The Arizona Diamondbacks have a problem. They hit too many home runs — and so do their opponents. Nice problem to have, right? If you want baseball to be fair across stadiums, not really.

The air is very dry in Phoenix. At Chase Field, the Arizona Diamondbacks home turf, that translates into more home runs. Drying out baseballs makes them more bouncy — they launch off the side of a bat with more intensity than at other stadiums.

To combat the effect, the Diamondbacks have purchased a humidor, according to the blog Inside the ‘Zona. A humidor triggers stereotypical images of Cuban cigars and smoky rooms, but this humidor is more than a box. It’s basically a refrigerator, except it also maintains a constant humidity. The Colorado Rockies have been using one for 15 years.

Just like the Rockies, the Diamondbacks will set their humidor to 70 degrees and 50 percent humidity. For those keeping score, that’s a dew point of roughly 50 degrees. I love it when the math is simple.

That is a stark increase in air moisture compared with what these balls are typically stored in. Just look at the forecast for Phoenix on Monday — the temperature is going to be 88 degrees and the dew point will be a parching 22 degrees at 7 p.m. Put those figures together in the ol’ humidity calculator and you get a whopping 9 percent.

No doubt about it — the Diamondbacks’ baseballs need to absorb some moisture, particularly if they want their stadium conditions to be comparable to others in the league.

The science of mushy baseballs is pretty intuitive. Imagine taking a dry, round sponge and throwing it at the wall. It bounces off the wall and maybe again off the floor and then rolls to a stop in the corner. Now, get that sponge a little wet and do the same thing. Splat, right? Not so bouncy.

Another (kind of bad) analogy is a fully inflated basketball vs. one that’s lost some air. Moisture in a baseball has the same effect as releasing air from a basketball.

Inside, which has been lobbying for a humidor for a long time, explains how this is going to affect play at Chase Field:

  • The ball weighs more, so distance is reduced when balls are put into play, and
  • Because balls are relatively “wetter,” they become “mushier” upon impact, reducing the amount of force transferred to the ball from the bat, and
  • Pitchers should have a better grip on the baseball, helping induce more spin

If you’re still skeptical humidity can truly change the outcome of a baseball game, you should crunch the numbers.

Using a “cheating in baseball” study from researchers at the University of Illinois, Inside calculated how the new squishy wet baseballs would affect the home run figure at Chase Field. They took the 2013 home run number — 146 — and reduced it by 37 percent (plus or minus 6.5 percent for error). That would be somewhere between 82 and 101 home runs in 2013. It’s a major change.

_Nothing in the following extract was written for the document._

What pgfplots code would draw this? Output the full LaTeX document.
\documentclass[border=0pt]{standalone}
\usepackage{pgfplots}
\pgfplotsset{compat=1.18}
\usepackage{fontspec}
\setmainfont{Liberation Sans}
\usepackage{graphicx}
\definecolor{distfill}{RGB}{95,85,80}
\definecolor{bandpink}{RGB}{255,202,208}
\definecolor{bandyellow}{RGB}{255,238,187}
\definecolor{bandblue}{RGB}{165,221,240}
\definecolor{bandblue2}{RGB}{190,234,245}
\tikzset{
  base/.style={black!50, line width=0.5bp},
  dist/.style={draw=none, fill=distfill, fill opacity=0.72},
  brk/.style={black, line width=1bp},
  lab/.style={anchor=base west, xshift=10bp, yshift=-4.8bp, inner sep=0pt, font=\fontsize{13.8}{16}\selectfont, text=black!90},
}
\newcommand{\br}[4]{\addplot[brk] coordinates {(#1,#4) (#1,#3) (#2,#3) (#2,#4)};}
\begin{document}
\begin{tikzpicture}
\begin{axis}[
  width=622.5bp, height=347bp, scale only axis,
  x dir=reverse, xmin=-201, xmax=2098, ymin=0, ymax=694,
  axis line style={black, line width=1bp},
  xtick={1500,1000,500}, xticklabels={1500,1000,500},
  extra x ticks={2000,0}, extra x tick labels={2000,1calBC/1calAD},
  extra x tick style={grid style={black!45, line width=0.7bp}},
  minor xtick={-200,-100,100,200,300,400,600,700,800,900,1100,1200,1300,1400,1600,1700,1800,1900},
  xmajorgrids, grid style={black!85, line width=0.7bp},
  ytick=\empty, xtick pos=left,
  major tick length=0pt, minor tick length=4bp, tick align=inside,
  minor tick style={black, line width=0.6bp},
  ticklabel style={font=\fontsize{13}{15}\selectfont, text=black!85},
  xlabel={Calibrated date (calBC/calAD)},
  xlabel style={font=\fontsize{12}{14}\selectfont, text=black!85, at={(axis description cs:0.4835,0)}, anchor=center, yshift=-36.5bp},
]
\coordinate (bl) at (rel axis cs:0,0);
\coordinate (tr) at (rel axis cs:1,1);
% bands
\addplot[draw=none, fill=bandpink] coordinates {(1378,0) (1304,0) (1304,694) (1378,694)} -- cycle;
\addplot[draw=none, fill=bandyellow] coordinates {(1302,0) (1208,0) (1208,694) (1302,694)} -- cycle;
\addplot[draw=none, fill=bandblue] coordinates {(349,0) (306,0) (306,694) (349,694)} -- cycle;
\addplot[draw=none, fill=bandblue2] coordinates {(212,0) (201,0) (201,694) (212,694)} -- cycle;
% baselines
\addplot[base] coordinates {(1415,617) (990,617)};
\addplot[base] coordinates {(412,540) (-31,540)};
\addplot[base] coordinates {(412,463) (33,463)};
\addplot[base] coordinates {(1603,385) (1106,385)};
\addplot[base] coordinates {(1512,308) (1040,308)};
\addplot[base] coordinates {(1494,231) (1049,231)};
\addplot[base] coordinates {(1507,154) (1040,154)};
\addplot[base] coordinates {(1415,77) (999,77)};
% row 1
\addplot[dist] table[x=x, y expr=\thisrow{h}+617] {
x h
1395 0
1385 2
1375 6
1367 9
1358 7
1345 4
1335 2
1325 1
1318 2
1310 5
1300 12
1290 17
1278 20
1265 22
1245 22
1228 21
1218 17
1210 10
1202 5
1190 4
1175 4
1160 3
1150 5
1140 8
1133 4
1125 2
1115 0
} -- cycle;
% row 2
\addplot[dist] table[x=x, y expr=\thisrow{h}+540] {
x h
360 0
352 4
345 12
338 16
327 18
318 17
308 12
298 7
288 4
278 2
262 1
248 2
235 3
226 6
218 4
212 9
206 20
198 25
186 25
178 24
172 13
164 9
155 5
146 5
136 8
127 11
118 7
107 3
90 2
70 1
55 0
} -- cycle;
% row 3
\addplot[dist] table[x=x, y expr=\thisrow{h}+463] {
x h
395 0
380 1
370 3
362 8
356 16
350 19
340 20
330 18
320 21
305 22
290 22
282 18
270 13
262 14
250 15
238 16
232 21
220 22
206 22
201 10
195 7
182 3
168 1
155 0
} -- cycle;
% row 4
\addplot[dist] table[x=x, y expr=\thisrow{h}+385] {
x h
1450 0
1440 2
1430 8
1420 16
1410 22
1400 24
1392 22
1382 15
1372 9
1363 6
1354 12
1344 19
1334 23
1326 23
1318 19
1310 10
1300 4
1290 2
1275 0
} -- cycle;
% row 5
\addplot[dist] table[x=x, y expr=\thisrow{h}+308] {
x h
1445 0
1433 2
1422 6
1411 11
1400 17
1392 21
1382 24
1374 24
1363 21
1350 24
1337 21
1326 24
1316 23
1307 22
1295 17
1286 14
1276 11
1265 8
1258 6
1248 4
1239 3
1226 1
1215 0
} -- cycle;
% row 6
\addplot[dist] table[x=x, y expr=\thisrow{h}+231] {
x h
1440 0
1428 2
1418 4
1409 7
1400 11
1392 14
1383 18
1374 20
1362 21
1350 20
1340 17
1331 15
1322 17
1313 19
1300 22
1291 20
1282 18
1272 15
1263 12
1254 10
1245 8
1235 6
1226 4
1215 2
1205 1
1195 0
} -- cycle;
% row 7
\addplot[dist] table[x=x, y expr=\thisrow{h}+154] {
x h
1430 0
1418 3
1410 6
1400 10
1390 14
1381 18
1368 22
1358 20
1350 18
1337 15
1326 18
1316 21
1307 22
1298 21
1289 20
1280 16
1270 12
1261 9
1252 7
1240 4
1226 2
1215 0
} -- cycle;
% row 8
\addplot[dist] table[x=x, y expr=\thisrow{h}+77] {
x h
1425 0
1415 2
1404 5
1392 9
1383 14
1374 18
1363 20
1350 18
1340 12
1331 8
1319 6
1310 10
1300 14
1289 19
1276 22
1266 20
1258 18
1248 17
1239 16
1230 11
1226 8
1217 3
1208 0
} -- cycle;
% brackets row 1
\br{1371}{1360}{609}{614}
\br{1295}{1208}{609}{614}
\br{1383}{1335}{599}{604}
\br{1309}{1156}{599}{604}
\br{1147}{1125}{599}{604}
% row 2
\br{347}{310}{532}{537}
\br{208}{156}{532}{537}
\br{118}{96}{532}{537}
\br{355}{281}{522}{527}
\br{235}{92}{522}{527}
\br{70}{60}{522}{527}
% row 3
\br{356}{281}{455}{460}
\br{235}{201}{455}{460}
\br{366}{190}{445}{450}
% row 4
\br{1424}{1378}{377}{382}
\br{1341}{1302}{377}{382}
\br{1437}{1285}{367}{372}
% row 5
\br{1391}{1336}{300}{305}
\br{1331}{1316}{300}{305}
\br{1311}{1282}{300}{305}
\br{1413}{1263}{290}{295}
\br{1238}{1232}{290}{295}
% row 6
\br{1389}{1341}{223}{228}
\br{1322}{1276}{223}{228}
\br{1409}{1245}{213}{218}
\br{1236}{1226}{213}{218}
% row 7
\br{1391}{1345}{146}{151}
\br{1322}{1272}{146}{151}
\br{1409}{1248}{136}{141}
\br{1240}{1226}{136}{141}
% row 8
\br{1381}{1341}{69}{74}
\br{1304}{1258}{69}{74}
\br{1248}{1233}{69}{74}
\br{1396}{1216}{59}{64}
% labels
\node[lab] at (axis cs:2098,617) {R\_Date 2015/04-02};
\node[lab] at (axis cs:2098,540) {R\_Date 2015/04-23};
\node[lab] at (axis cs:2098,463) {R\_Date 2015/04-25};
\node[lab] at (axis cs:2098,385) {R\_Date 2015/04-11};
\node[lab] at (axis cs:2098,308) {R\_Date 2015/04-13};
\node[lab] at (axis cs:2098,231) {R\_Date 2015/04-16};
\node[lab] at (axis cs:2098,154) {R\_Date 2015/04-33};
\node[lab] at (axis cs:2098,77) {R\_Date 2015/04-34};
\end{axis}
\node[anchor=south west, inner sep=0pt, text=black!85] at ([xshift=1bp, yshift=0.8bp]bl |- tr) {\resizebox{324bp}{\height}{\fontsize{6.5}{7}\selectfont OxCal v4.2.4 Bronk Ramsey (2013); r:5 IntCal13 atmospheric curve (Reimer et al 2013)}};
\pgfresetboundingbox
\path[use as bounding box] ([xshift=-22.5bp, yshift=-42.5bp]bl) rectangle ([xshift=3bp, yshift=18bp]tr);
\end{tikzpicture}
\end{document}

Thought about in another way, small changes in humidity can effectively change the distance of the outfield fence. Beyondtheboxscore.com published a nice chart in 2014 that shows the differences in effective home run distance when you factor in humidity.

There are a lot of different ways to slice this pie, but the results will be the same. Once the humidor is installed at Chase Field, epic home run tallies will be a thing of the past.